By 1929, Wittgenstein was back in Cambridge—for good, as it were—where he was generally contemptuous about the insider knowledge required to “be” a Trinity don—a status he had acquired by the expedient of having his now famous (at least in philosophical circles) Tractatus Logico-Philosophicus submitted as a doctoral thesis. And why not? The British knew this exigent intellectual type from their literature. Nobody, to my knowledge, has ever commented on how much Wittgenstein fits the image of Sherlock Holmes, especially as played by Basil Rathbone. And some famous people were prepared to range his eccentricities on an even higher level, even if tongue in cheek. Keynes wrote to his wife: “Well, God has arrived. I met him on the 5.15 train.” It is a reflection on our politically very correct times that these days even the author of a work of the order of Tractatus would be most unlikely to secure a doctorate, no further scrutiny required. Without the proper paperwork “God” wouldn’t get a sniff at a chair in Cambridge.

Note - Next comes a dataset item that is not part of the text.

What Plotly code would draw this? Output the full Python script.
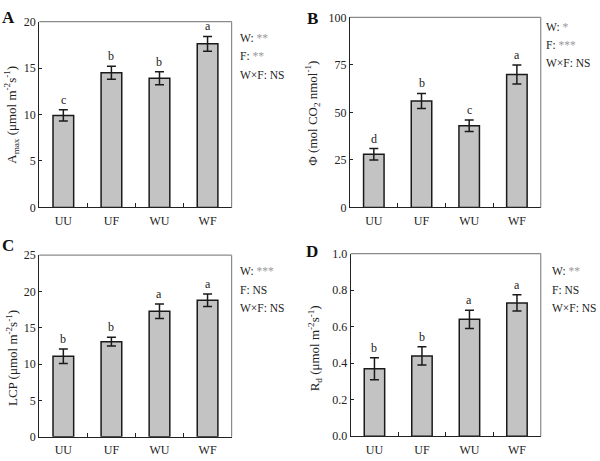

Over the rest of his life Wittgenstein was to turn away from the inert, unhistorical summation of facts that seem to constitute the world in the Tractatus—a boxed-in Brownie-camera-vision of reality—to a realm in which many kinds of conceptualisation are possible, and indeed welcome. In his writings on the nature of language itself Wittgenstein found what he had been denied in the Austrian Alps. As the later photographs seem to suggest in their altogether more modest scenery and even bleakness (cottages in Ireland and deserted British beaches), although Wittgenstein turned towards the notion of language as providing communal and cultural legitimacy for thought, he displayed no interest at all in politics and little more in social issues. It seems fitting enough that a search engine like Google should cope with the problem of the enveloping polysemy of natural languages by applying some of Wittgenstein’s ideas about syntax, in which algorithms for keyword searches are now context-bound. “Don’t look for the meaning, but for the use”: it could almost be a new Mosaic pronouncement for the age that owes so much to his quondam colleague Alan Turing, who designed a logic machine in the hope that it, like Adam and Eve in the Garden of Eden, would inhabit—guilelessly—the future.